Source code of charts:
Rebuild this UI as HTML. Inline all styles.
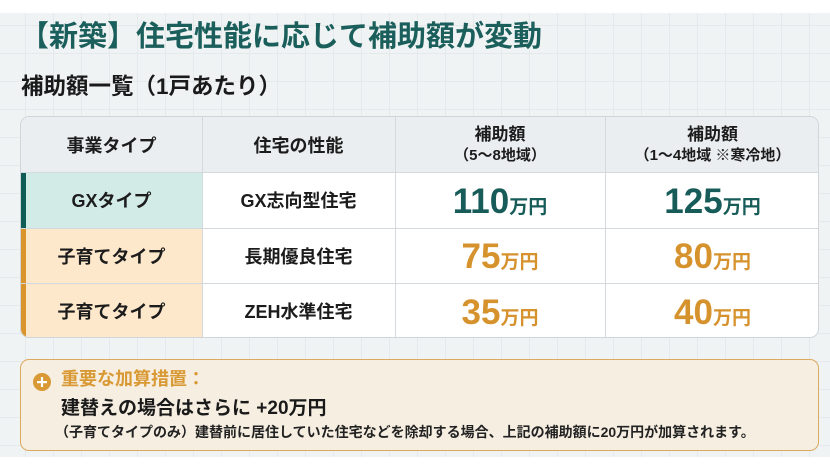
<!DOCTYPE html>
<html><head><meta charset="utf-8">
<style>
*{margin:0;padding:0;box-sizing:border-box}
html,body{width:830px;height:470px;background:#fff;overflow:hidden}
body{position:relative;font-family:"Liberation Sans","Noto Sans CJK JP",sans-serif;color:#1c1c1c}
.bg{position:absolute;left:0;top:13px;width:830px;height:444px;background-color:#f0f3f4;
background-image:linear-gradient(to right,#e5e9eb 1px,transparent 1px),linear-gradient(to bottom,#e5e9eb 1px,transparent 1px);
background-size:28px 28px;background-position:25px 12px}
.abs{position:absolute}
.title{left:20px;top:23px;font-size:29px;line-height:29px;font-weight:bold;color:#1a5f5b;white-space:nowrap}
.sub{left:21px;top:76px;font-size:22.5px;line-height:22px;font-weight:bold;color:#1a1a1a;white-space:nowrap}
.table{left:20px;top:116px;width:799px;height:222px;border:1px solid #cfd5d8;border-radius:9px;overflow:hidden;background:#fff}
.cell{position:absolute;display:flex;align-items:center;justify-content:center;text-align:center;font-weight:bold;font-size:18px;white-space:nowrap}
.hd{background:#eaeef0}
.vl{position:absolute;width:1px;background:#d3d9dc}
.hl{position:absolute;height:1px;background:#d3d9dc}
.val{position:absolute;text-align:center;height:35px;line-height:35px;font-weight:bold;white-space:nowrap}
.num{font-size:35px}
.unit{font-size:19px;font-family:"Liberation Sans","Noto Sans CJK JP",sans-serif}
.teal{color:#175c58}
.org{color:#d6922c}
.note{left:20px;top:359px;width:799px;height:92px;background:#f6eee1;border:1.5px solid #dcaa5e;border-radius:9px}
</style></head><body>
<div class="bg"></div>
<div class="abs title">【新築】住宅性能に応じて補助額が変動</div>
<div class="abs sub">補助額一覧（1戸あたり）</div>

<div class="abs table">
  <!-- header -->
  <div class="cell hd" style="left:0;top:0;width:181px;height:55px;font-size:18px">事業タイプ</div>
  <div class="cell hd" style="left:181px;top:0;width:193px;height:55px;font-size:18px">住宅の性能</div>
  <div class="cell hd" style="left:374px;top:0;width:210px;height:55px;flex-direction:column;line-height:1.3">
    <div style="font-size:17px">補助額</div>
    <div style="font-size:15px">（5～8地域）</div>
  </div>
  <div class="cell hd" style="left:584px;top:0;width:215px;height:55px;flex-direction:column;line-height:1.3">
    <div style="font-size:17px">補助額</div>
    <div style="font-size:15px">（1～4地域 ※寒冷地）</div>
  </div>
  <!-- col1 -->
  <div class="cell" style="left:0;top:55px;width:181px;height:56px;background:#d2ebe6">GXタイプ</div>
  <div class="abs" style="left:0;top:55px;width:5px;height:56px;background:#0f5c56"></div>
  <div class="cell" style="left:0;top:111px;width:181px;height:55px;background:#fde8cb">子育てタイプ</div>
  <div class="cell" style="left:0;top:166px;width:181px;height:56px;background:#fde8cb">子育てタイプ</div>
  <div class="abs" style="left:0;top:111px;width:5px;height:111px;background:#d9952b"></div>
  <!-- col2 -->
  <div class="cell" style="left:181px;top:55px;width:193px;height:56px">GX志向型住宅</div>
  <div class="cell" style="left:181px;top:111px;width:193px;height:55px">長期優良住宅</div>
  <div class="cell" style="left:181px;top:166px;width:193px;height:56px">ZEH水準住宅</div>
  <!-- values -->
  <div class="val teal" style="left:374px;width:210px;top:67px"><span class="num">110</span><span class="unit">万円</span></div>
  <div class="val teal" style="left:584px;width:215px;top:67px"><span class="num">125</span><span class="unit">万円</span></div>
  <div class="val org" style="left:374px;width:210px;top:122px"><span class="num">75</span><span class="unit">万円</span></div>
  <div class="val org" style="left:584px;width:215px;top:122px"><span class="num">80</span><span class="unit">万円</span></div>
  <div class="val org" style="left:374px;width:210px;top:178px"><span class="num">35</span><span class="unit">万円</span></div>
  <div class="val org" style="left:584px;width:215px;top:178px"><span class="num">40</span><span class="unit">万円</span></div>
  <!-- lines -->
  <div class="vl" style="left:181px;top:0;height:222px"></div>
  <div class="vl" style="left:374px;top:0;height:222px"></div>
  <div class="vl" style="left:584px;top:0;height:222px"></div>
  <div class="hl" style="left:0;top:55px;width:799px"></div>
  <div class="hl" style="left:0;top:111px;width:799px"></div>
  <div class="hl" style="left:0;top:166px;width:799px"></div>
</div>

<div class="abs note"></div>
<svg class="abs" style="left:32px;top:372px" width="20" height="20" viewBox="0 0 20 20">
  <circle cx="10" cy="10" r="9" fill="#d99a35"/>
  <rect x="5" y="9" width="10" height="2.2" fill="#fff"/>
  <rect x="8.9" y="5" width="2.2" height="10" fill="#fff"/>
</svg>
<div class="abs" style="left:61px;top:370px;font-size:18px;line-height:18px;font-weight:bold;color:#d99a35;white-space:nowrap">重要な加算措置：</div>
<div class="abs" style="left:61px;top:399px;font-size:19px;line-height:19px;font-weight:bold;color:#1a1a1a;white-space:nowrap">建替えの場合はさらに +20万円</div>
<div class="abs" style="left:55px;top:425px;font-size:14px;line-height:14px;font-weight:bold;color:#222;white-space:nowrap">（子育てタイプのみ）建替前に居住していた住宅などを除却する場合、上記の補助額に20万円が加算されます。</div>
</body></html>
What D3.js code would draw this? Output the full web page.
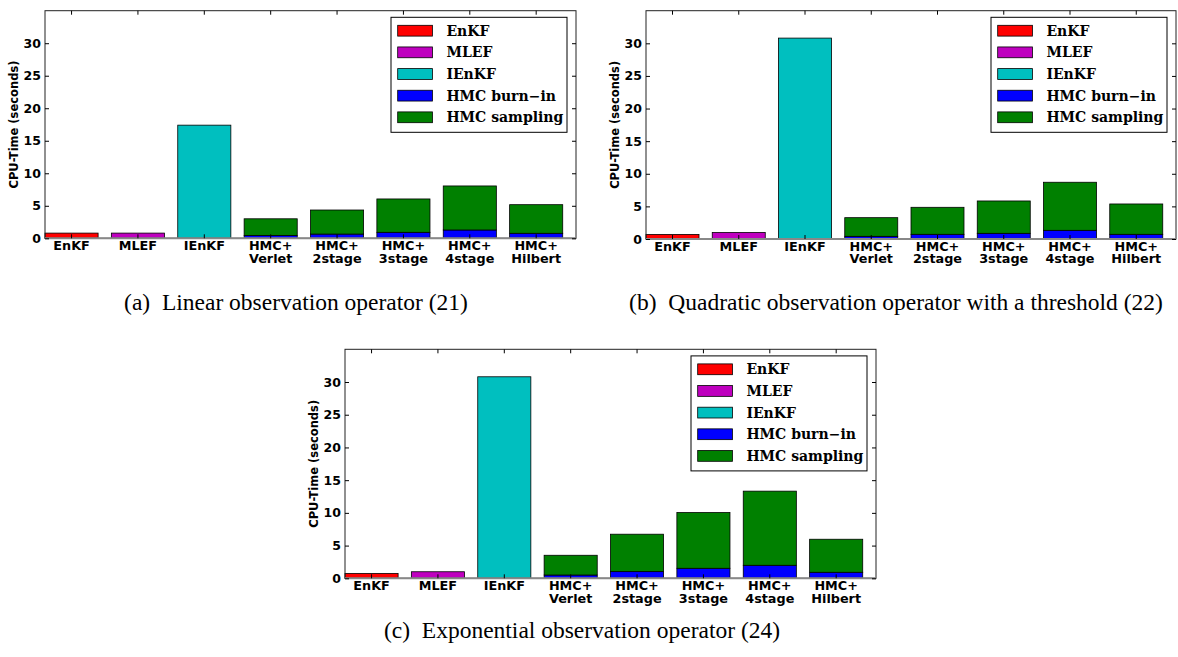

**OBJECTIVE**
All of the lines above should be printed exactly, minus the pictures.

**TASK RESULT**
Rebuild this UI as HTML. Inline all styles.
<!DOCTYPE html>
<html><head><meta charset="utf-8">
<style>
*{margin:0;padding:0;box-sizing:border-box}
html,body{width:830px;height:470px;background:#fff;overflow:hidden}
body{position:relative;font-family:"Liberation Sans","Noto Sans CJK JP",sans-serif;color:#1c1c1c}
.bg{position:absolute;left:0;top:13px;width:830px;height:444px;background-color:#f0f3f4;
background-image:linear-gradient(to right,#e5e9eb 1px,transparent 1px),linear-gradient(to bottom,#e5e9eb 1px,transparent 1px);
background-size:28px 28px;background-position:25px 12px}
.abs{position:absolute}
.title{left:20px;top:23px;font-size:29px;line-height:29px;font-weight:bold;color:#1a5f5b;white-space:nowrap}
.sub{left:21px;top:76px;font-size:22.5px;line-height:22px;font-weight:bold;color:#1a1a1a;white-space:nowrap}
.table{left:20px;top:116px;width:799px;height:222px;border:1px solid #cfd5d8;border-radius:9px;overflow:hidden;background:#fff}
.cell{position:absolute;display:flex;align-items:center;justify-content:center;text-align:center;font-weight:bold;font-size:18px;white-space:nowrap}
.hd{background:#eaeef0}
.vl{position:absolute;width:1px;background:#d3d9dc}
.hl{position:absolute;height:1px;background:#d3d9dc}
.val{position:absolute;text-align:center;height:35px;line-height:35px;font-weight:bold;white-space:nowrap}
.num{font-size:35px}
.unit{font-size:19px;font-family:"Liberation Sans","Noto Sans CJK JP",sans-serif}
.teal{color:#175c58}
.org{color:#d6922c}
.note{left:20px;top:359px;width:799px;height:92px;background:#f6eee1;border:1.5px solid #dcaa5e;border-radius:9px}
</style></head><body>
<div class="bg"></div>
<div class="abs title">【新築】住宅性能に応じて補助額が変動</div>
<div class="abs sub">補助額一覧（1戸あたり）</div>

<div class="abs table">
  <!-- header -->
  <div class="cell hd" style="left:0;top:0;width:181px;height:55px;font-size:18px">事業タイプ</div>
  <div class="cell hd" style="left:181px;top:0;width:193px;height:55px;font-size:18px">住宅の性能</div>
  <div class="cell hd" style="left:374px;top:0;width:210px;height:55px;flex-direction:column;line-height:1.3">
    <div style="font-size:17px">補助額</div>
    <div style="font-size:15px">（5～8地域）</div>
  </div>
  <div class="cell hd" style="left:584px;top:0;width:215px;height:55px;flex-direction:column;line-height:1.3">
    <div style="font-size:17px">補助額</div>
    <div style="font-size:15px">（1～4地域 ※寒冷地）</div>
  </div>
  <!-- col1 -->
  <div class="cell" style="left:0;top:55px;width:181px;height:56px;background:#d2ebe6">GXタイプ</div>
  <div class="abs" style="left:0;top:55px;width:5px;height:56px;background:#0f5c56"></div>
  <div class="cell" style="left:0;top:111px;width:181px;height:55px;background:#fde8cb">子育てタイプ</div>
  <div class="cell" style="left:0;top:166px;width:181px;height:56px;background:#fde8cb">子育てタイプ</div>
  <div class="abs" style="left:0;top:111px;width:5px;height:111px;background:#d9952b"></div>
  <!-- col2 -->
  <div class="cell" style="left:181px;top:55px;width:193px;height:56px">GX志向型住宅</div>
  <div class="cell" style="left:181px;top:111px;width:193px;height:55px">長期優良住宅</div>
  <div class="cell" style="left:181px;top:166px;width:193px;height:56px">ZEH水準住宅</div>
  <!-- values -->
  <div class="val teal" style="left:374px;width:210px;top:67px"><span class="num">110</span><span class="unit">万円</span></div>
  <div class="val teal" style="left:584px;width:215px;top:67px"><span class="num">125</span><span class="unit">万円</span></div>
  <div class="val org" style="left:374px;width:210px;top:122px"><span class="num">75</span><span class="unit">万円</span></div>
  <div class="val org" style="left:584px;width:215px;top:122px"><span class="num">80</span><span class="unit">万円</span></div>
  <div class="val org" style="left:374px;width:210px;top:178px"><span class="num">35</span><span class="unit">万円</span></div>
  <div class="val org" style="left:584px;width:215px;top:178px"><span class="num">40</span><span class="unit">万円</span></div>
  <!-- lines -->
  <div class="vl" style="left:181px;top:0;height:222px"></div>
  <div class="vl" style="left:374px;top:0;height:222px"></div>
  <div class="vl" style="left:584px;top:0;height:222px"></div>
  <div class="hl" style="left:0;top:55px;width:799px"></div>
  <div class="hl" style="left:0;top:111px;width:799px"></div>
  <div class="hl" style="left:0;top:166px;width:799px"></div>
</div>

<div class="abs note"></div>
<svg class="abs" style="left:32px;top:372px" width="20" height="20" viewBox="0 0 20 20">
  <circle cx="10" cy="10" r="9" fill="#d99a35"/>
  <rect x="5" y="9" width="10" height="2.2" fill="#fff"/>
  <rect x="8.9" y="5" width="2.2" height="10" fill="#fff"/>
</svg>
<div class="abs" style="left:61px;top:370px;font-size:18px;line-height:18px;font-weight:bold;color:#d99a35;white-space:nowrap">重要な加算措置：</div>
<div class="abs" style="left:61px;top:399px;font-size:19px;line-height:19px;font-weight:bold;color:#1a1a1a;white-space:nowrap">建替えの場合はさらに +20万円</div>
<div class="abs" style="left:55px;top:425px;font-size:14px;line-height:14px;font-weight:bold;color:#222;white-space:nowrap">（子育てタイプのみ）建替前に居住していた住宅などを除却する場合、上記の補助額に20万円が加算されます。</div>
</body></html>
What D3.js code would draw this? Output the full web page.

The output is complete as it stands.